◆ **Input for this task**

..........

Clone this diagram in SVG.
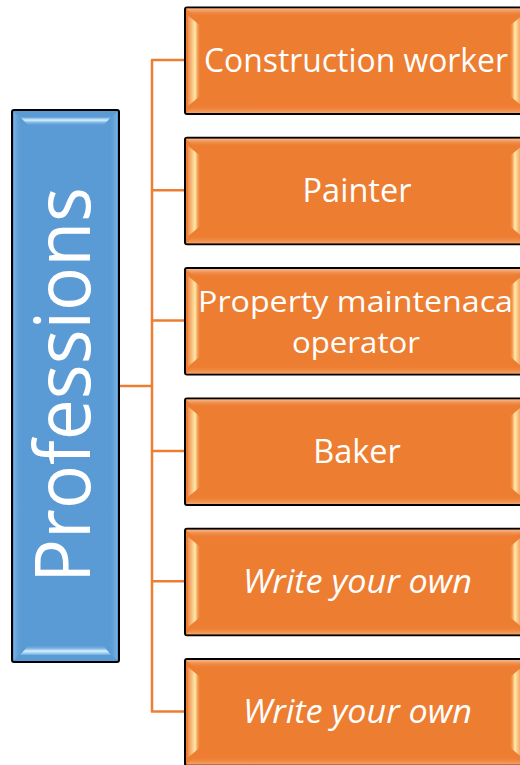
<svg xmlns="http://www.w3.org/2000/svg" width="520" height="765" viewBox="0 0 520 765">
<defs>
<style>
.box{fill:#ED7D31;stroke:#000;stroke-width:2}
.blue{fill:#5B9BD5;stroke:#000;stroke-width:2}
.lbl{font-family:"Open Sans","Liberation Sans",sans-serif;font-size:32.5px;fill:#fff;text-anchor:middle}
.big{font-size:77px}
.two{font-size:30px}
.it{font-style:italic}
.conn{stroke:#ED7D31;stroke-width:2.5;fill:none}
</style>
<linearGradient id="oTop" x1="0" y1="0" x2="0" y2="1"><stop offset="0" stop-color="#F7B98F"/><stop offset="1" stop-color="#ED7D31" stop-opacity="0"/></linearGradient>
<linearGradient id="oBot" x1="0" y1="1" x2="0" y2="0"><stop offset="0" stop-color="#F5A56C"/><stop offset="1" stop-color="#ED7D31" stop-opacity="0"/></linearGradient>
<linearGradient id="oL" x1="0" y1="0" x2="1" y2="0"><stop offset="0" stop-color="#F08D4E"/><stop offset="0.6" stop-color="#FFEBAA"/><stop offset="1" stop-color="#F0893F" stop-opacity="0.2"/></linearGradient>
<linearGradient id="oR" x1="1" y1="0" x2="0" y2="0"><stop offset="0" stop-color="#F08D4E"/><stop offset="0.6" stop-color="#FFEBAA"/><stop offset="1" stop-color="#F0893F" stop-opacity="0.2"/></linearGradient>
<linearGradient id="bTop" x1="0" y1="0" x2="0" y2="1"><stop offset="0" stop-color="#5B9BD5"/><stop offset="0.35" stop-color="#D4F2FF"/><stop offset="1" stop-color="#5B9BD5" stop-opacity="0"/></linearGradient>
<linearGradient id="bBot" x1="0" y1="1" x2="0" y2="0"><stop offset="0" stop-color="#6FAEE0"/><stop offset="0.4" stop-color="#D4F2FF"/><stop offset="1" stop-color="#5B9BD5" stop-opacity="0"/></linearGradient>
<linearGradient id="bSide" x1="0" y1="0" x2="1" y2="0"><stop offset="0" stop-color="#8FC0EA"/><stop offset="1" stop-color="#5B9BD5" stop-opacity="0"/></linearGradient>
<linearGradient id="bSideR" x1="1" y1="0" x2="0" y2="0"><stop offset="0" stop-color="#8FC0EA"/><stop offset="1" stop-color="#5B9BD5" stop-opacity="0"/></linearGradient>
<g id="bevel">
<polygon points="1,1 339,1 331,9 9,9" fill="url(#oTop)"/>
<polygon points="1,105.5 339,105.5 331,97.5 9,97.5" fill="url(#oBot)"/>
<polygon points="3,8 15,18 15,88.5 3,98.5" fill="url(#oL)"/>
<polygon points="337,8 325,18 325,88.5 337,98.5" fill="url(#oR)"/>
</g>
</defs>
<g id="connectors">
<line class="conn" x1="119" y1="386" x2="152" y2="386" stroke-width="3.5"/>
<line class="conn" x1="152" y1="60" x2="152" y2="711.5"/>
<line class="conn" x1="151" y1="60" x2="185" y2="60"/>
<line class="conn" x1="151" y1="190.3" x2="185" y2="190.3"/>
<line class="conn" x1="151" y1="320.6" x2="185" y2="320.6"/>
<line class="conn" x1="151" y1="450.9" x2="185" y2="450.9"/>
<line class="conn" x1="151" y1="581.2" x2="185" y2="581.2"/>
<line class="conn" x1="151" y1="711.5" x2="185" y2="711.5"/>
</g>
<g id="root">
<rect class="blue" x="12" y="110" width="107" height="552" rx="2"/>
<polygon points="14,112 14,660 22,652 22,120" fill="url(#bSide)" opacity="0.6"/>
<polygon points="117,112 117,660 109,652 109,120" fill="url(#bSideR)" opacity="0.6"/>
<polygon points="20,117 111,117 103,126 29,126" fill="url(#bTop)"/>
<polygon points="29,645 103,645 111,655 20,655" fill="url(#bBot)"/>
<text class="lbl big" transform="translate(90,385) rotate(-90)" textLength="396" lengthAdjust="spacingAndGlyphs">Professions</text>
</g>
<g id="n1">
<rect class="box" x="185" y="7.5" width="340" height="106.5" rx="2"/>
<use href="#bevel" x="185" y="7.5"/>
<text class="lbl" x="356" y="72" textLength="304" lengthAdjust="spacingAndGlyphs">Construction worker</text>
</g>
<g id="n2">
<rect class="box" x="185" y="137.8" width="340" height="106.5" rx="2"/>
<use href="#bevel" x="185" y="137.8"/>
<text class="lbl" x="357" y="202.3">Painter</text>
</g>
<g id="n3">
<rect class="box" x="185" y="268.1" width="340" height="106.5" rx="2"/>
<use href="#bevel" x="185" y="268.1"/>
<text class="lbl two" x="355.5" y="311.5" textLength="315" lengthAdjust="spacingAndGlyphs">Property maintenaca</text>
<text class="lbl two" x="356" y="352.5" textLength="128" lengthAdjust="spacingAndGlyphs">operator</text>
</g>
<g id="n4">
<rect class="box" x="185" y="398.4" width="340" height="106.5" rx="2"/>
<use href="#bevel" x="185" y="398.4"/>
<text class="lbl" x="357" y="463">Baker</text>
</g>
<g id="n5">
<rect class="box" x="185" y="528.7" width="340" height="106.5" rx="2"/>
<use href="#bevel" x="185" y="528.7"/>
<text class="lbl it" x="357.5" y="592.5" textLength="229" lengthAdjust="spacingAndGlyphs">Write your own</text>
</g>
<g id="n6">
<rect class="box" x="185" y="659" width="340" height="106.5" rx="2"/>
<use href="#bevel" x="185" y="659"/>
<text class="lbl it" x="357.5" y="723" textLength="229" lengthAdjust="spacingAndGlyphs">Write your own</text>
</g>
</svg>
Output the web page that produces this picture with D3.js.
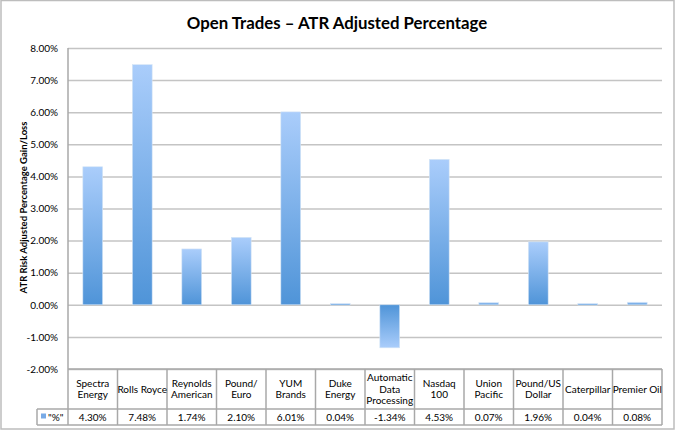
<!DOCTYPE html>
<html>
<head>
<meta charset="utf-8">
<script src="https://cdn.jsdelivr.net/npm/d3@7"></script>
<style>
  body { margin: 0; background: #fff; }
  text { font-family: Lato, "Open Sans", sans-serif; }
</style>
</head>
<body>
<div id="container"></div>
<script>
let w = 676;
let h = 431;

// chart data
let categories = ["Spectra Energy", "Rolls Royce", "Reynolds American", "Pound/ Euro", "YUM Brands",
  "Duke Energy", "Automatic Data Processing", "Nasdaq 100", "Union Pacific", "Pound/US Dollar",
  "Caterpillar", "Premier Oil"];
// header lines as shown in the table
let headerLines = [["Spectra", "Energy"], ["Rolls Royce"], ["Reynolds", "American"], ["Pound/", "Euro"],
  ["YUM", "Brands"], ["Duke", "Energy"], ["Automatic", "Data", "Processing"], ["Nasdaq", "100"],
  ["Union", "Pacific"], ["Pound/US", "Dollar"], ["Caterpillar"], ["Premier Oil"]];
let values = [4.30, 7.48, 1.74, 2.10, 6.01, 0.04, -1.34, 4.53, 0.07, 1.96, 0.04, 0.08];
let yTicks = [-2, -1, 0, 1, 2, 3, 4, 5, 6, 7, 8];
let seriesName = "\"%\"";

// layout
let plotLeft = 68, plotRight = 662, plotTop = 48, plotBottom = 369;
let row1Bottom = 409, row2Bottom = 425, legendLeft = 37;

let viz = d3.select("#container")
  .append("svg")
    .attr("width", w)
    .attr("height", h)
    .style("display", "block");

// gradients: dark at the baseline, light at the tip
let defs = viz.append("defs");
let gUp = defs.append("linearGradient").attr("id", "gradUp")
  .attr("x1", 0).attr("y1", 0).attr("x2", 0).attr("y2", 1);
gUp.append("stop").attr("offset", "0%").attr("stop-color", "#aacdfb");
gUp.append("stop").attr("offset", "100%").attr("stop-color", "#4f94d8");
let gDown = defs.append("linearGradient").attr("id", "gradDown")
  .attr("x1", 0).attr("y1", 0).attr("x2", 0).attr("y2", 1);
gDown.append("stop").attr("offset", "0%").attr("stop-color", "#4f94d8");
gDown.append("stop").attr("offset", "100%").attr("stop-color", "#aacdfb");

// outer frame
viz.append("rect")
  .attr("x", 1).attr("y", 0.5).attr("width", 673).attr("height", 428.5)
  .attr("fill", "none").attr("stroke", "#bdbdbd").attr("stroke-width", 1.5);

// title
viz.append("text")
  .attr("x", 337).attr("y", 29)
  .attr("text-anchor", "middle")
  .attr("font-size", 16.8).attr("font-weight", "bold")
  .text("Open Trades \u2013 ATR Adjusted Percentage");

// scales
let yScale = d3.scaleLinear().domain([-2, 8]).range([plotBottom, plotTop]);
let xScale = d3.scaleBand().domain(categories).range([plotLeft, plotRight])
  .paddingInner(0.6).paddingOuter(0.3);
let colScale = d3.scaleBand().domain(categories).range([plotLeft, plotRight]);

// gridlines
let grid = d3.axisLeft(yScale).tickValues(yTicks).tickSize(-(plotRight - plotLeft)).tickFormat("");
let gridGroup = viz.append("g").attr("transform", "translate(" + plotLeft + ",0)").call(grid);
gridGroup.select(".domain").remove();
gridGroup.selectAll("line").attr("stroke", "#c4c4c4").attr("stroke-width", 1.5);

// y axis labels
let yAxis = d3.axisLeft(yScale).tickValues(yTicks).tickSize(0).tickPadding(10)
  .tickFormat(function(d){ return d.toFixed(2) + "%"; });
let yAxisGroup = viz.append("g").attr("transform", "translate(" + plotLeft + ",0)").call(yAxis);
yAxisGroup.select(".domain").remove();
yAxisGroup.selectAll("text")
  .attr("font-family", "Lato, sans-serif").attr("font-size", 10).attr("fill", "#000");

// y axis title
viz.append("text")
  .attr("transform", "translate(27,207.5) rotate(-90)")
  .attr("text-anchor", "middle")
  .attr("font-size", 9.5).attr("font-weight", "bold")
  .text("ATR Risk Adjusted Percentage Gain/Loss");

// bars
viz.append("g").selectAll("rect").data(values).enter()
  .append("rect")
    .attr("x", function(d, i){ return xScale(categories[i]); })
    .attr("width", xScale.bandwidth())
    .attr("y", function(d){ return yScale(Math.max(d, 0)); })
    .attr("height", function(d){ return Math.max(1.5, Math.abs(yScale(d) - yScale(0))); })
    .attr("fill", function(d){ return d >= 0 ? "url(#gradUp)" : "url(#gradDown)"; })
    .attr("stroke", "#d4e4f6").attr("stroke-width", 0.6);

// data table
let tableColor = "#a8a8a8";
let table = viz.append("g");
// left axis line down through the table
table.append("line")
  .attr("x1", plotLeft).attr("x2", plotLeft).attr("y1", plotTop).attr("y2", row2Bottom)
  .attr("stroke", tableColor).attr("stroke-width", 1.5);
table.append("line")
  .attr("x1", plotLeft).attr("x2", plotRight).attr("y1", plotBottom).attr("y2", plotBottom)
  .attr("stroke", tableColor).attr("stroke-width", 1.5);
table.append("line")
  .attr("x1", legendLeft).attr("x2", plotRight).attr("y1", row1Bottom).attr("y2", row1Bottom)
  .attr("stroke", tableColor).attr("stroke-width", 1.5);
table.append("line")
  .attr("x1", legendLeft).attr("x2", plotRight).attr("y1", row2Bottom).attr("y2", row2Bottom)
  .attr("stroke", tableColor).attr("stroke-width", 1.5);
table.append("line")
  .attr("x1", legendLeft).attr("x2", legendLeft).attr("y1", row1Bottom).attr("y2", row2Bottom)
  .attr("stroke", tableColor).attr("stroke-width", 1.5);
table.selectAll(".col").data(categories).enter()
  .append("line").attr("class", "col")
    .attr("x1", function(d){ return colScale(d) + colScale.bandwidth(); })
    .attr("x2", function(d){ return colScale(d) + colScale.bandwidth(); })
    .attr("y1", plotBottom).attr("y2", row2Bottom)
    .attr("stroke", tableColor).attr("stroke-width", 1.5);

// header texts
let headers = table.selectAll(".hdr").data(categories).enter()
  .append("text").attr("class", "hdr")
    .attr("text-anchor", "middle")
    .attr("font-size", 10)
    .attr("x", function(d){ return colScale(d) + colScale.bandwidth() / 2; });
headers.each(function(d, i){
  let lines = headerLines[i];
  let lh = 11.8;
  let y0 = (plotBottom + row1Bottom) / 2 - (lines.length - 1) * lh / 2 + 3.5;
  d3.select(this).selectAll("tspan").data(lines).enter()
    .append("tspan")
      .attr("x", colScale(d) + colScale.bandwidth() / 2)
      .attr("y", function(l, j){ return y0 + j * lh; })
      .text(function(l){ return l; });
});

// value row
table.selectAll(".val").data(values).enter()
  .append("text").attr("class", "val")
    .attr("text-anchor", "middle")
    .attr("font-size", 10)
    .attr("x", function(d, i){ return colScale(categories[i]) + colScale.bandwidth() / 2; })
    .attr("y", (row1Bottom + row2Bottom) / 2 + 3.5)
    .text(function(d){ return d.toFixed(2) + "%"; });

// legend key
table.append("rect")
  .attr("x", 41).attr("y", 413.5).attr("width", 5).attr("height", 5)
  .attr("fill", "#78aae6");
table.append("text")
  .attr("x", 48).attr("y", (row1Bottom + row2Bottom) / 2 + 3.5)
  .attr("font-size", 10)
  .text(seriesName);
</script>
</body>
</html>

..........

◆ **Task instructions**
Repeat exactly the lines above, from the line that contains "Output the web" down through the line that contains "let row1Bottom = 409, row2Bottom". Include both of those lines and none of the pictures.

◆ **The solution**
Output the web page that produces this picture with D3.js.
<!DOCTYPE html>
<html>
<head>
<meta charset="utf-8">
<script src="https://cdn.jsdelivr.net/npm/d3@7"></script>
<style>
  body { margin: 0; background: #fff; }
  text { font-family: Lato, "Open Sans", sans-serif; }
</style>
</head>
<body>
<div id="container"></div>
<script>
let w = 676;
let h = 431;

// chart data
let categories = ["Spectra Energy", "Rolls Royce", "Reynolds American", "Pound/ Euro", "YUM Brands",
  "Duke Energy", "Automatic Data Processing", "Nasdaq 100", "Union Pacific", "Pound/US Dollar",
  "Caterpillar", "Premier Oil"];
// header lines as shown in the table
let headerLines = [["Spectra", "Energy"], ["Rolls Royce"], ["Reynolds", "American"], ["Pound/", "Euro"],
  ["YUM", "Brands"], ["Duke", "Energy"], ["Automatic", "Data", "Processing"], ["Nasdaq", "100"],
  ["Union", "Pacific"], ["Pound/US", "Dollar"], ["Caterpillar"], ["Premier Oil"]];
let values = [4.30, 7.48, 1.74, 2.10, 6.01, 0.04, -1.34, 4.53, 0.07, 1.96, 0.04, 0.08];
let yTicks = [-2, -1, 0, 1, 2, 3, 4, 5, 6, 7, 8];
let seriesName = "\"%\"";

// layout
let plotLeft = 68, plotRight = 662, plotTop = 48, plotBottom = 369;
let row1Bottom = 409, row2Bottom = 425, legendLeft = 37;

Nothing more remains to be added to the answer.